Plus tard, après le génocide perpétré par les nazis lors de la Shoah, pendant la Seconde Guerre mondiale, les sœurs ont commencé à s’interroger sur le sens moral de leur prière pour la conversion de personnes qui avaient été exterminées en raison de leur identité et de leur foi. En Europe, de nombreuses sœurs ont sauvé des Juifs. Mais elles se sont rendu compte que leur connaissance du judaïsme était, dans l’ensemble, basée sur la théorie et non sur l’expérience. Elles ont compris que la meilleure façon d’aimer le peuple juif était de le rencontrer dans ses propres conditions, et de travailler à la réconciliation et à l’engagement entre Chrétiens et Juifs, dans le respect mutuel.

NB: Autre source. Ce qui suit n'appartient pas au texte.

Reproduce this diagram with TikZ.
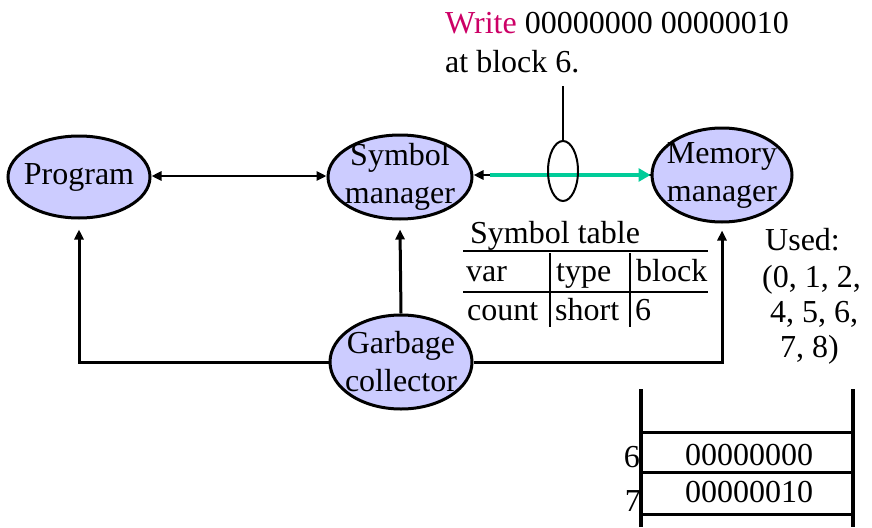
\documentclass[tikz,border=0pt]{standalone}
\usepackage{fontspec}
\setmainfont{Liberation Serif}
\usetikzlibrary{shapes.geometric,arrows.meta}
\definecolor{ellfill}{RGB}{204,204,255}
\definecolor{writec}{RGB}{204,0,102}
\definecolor{greenc}{RGB}{0,204,153}
\begin{document}
\begin{tikzpicture}[x=1pt,y=-1pt,
  ell/.style={ellipse,draw=black,line width=3pt,fill=ellfill,inner sep=0pt},
  lbl/.style={font=\fontsize{32}{38}\selectfont,align=center,inner sep=0pt},
  txt/.style={font=\fontsize{32}{38}\selectfont,inner sep=0pt,anchor=base west},
  tip/.style={-{Triangle[length=10pt,width=9pt]}},
  conn/.style={line width=3pt,tip},
  tline/.style={line width=1.5pt},
  mline/.style={line width=3.5pt}]
\useasboundingbox (0,0) rectangle (872,527);
% ellipses
\node[ell,minimum width=142,minimum height=82] (prog) at (79,177) {};
\node[lbl] (progt) at (prog.center) {Program};
\node[ell,minimum width=144,minimum height=84] (sym) at (400,177) {};
\node[lbl] (symt) at (sym.center) {Symbol\\manager};
\node[ell,minimum width=140,minimum height=94] (mem) at (722,175) {};
\node[lbl] (memt) at (mem.center) {Memory\\manager};
\node[ell,minimum width=142,minimum height=94] (gc) at (401,362) {};
\node[lbl] (gct) at (gc.center) {Garbage\\collector};
% top connectors
\draw[line width=2.5pt,{Triangle[length=10pt,width=9pt]}-{Triangle[length=10pt,width=9pt]}] (prog.east |- 0,176) -- (sym.west |- 0,176);
\coordinate (se) at (sym.east |- mem.west);
\draw[line width=2.5pt,{Triangle[length=10pt,width=9pt]}-] (se) -- (mem.west);
\coordinate (g0) at ([xshift=16pt]se);
\draw[greenc,line width=4.5pt,-{Triangle[length=12pt,width=13pt]}] (g0) -- (mem.west);
% write message
\node[ellipse,draw,line width=2pt,minimum width=30,minimum height=60,inner sep=0pt] (cap) at (563,171) {};
\coordinate (captop) at (563,86);
\draw[line width=2pt] (captop) -- (cap.north);
\node[txt] (w1) at (445,34) {\textcolor{writec}{Write} 00000000 00000010};
\node[txt] (w2) at (445,72) {at block 6.};
% garbage connectors
\draw[conn] (gc.west) -| ([yshift=-10pt]prog.south);
\draw[conn] (gc.north) -- ([yshift=-9pt]sym.south);
\draw[conn] (gc.east) -| ([yshift=-7pt]mem.south);
% symbol table
\node[txt] (st) at (470,243) {Symbol table};
\draw[tline] (463,251) -- (708,251);
\draw[tline] (463,292) -- (708,292);
\draw[tline] (550,253) -- (550,327);
\draw[tline] (630,253) -- (630,327);
\node[txt] (h1) at (466,281) {var};
\node[txt] (h2) at (556,281) {type};
\node[txt] (h3) at (636,281) {block};
\node[txt] (r1) at (467,320) {count};
\node[txt] (r2) at (555,320) {short};
\node[txt] (r3) at (635,320) {6};
% used
\node[txt] (u1) at (765,250) {Used:};
\node[txt] (u2) at (762,287) {(0, 1, 2,};
\node[txt] (u3) at (770,322) {4, 5, 6,};
\node[txt] (u4) at (780,357) {7, 8)};
% memory
\draw[mline] (641,389) -- (641,527);
\draw[mline] (853,389) -- (853,527);
\draw[line width=3pt] (641,432) -- (853,432);
\draw[line width=3pt] (641,472) -- (853,472);
\draw[line width=3pt] (641,514) -- (853,514);
\node[font=\fontsize{32}{38}\selectfont,inner sep=0pt,anchor=base east] (n6) at (640,467) {6};
\node[font=\fontsize{32}{38}\selectfont,inner sep=0pt,anchor=base east] (n7) at (641,511) {7};
\node[font=\fontsize{32}{38}\selectfont,inner sep=0pt,anchor=base] (b6) at (749,465) {00000000};
\node[font=\fontsize{32}{38}\selectfont,inner sep=0pt,anchor=base] (b7) at (749,502) {00000010};
\end{tikzpicture}
\end{document}
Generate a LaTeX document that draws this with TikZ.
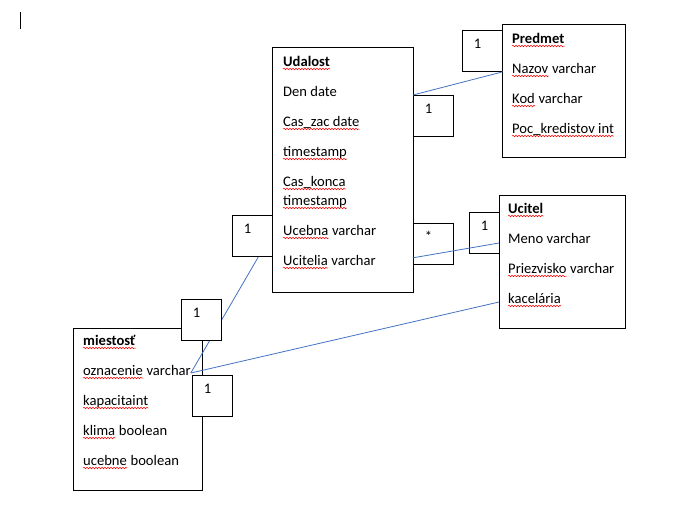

C’est dans cette perspective que les sœurs de Notre Dame de Sion ont travaillé, pendant les années 1960, en coulisses du Concile Vatican II, à la rédaction et à la diffusion de la déclaration révolutionnaire Nostra Aetate, composée par l’Eglise. Celle-ci proclamait une attitude élargie au dialogue et au respect à l’égard du judaïsme et d’autres religions non chrétiennes.

 

A son tour, la formalisation de ces directives, révisées par l’Eglise, a permis aux sœurs d’exprimer de manières nouvelles leur engagement envers l’Eglise, le peuple juif, en faveur d’un monde de justice, de paix et d’amour. Nous avons donc approfondi notre étude de la Bible, de la théologie, de l’histoire de l’Eglise et de l’hébreu. Nous avons ouvert des centres dans de nombreuses parties du monde, où Juifs et Chrétiens peuvent se rencontrer et en apprendre davantage les uns sur les autres, et sur nos chemins respectifs vers Dieu.

Ce dialogue a non seulement enrichi notre propre interprétation des Écritures et renforcé la confiance et l’amitié avec le peuple juif, mais il a également intensifié notre compréhension de l’essence de la vocation de Sion : chaque être humain mérite le respect et la dignité, quelles que soient ses origines ou ses croyances.

Aujourd’hui, l’ouverture au dialogue et au changement est imprimée dans le cœur de chacune d’entre nous. Nous voulons connaître et comprendre ceux qui nous entourent. Nous cherchons à évoluer avec le monde, tout en restant fidèles à la vision originelle d’amour de notre Congrégation.